Jane10 Tue 15-Nov-16 06:30:04

Chloret1. No I'm not trying to provoke a reaction. I really do think that modern mums seem to think they are the first generation who had to work outside the home.
However, I feel much more strongly that a 4 year old should be listened to and believed and not written off as 'being manipulative'. His reaction is completely understandable however it may appear uncomfortable for his mum to hear.
I see very small children rooted out of bed half asleep and bundled off to Grans at crack of dawn then picked up much later by a tired mum who still has the housework to do, a meal to prepare and the kids to get off to bed. How much leeway for relaxed fun and hugs will there be? Its absolutely understandable that a 4 year old might want the comfort, security and pace of life to be found at grans house.
I was that working mum. I know what I'm talking about and I could easily see the children's point of view.

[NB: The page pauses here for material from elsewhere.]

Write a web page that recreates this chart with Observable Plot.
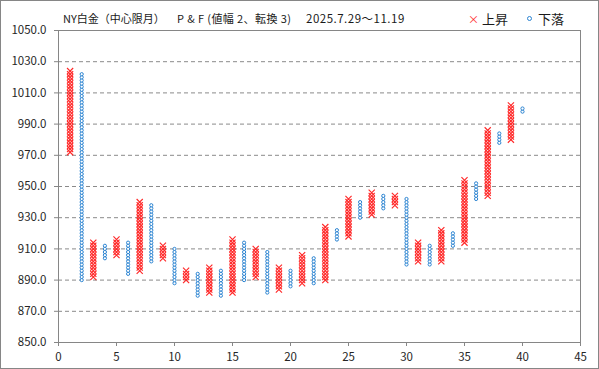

Chloret1 Tue 15-Nov-16 07:15:24

I hope no working mothers are reading your comments - I too was a working mother but if someone had told me that my children would (and should) prefer the care of someone else as a result of me trying to put a roof over their head, I would have been horrified. I don't think anyone is suggesting that this generation are the first to work outside the home however I do not susbscribe to the notion that everyone has it easy these days. Everyone has (and had). challenges to bear. What do you suggest a mother does in this situation? Hand over her child to the grandparent? Leave her job?

Jane10 Tue 15-Nov-16 07:25:42

Neither. Just accept and understand why they might feel like that. It doesn't have to be either mum only or gran only. It can only be to the child's benefit that they have a loving family.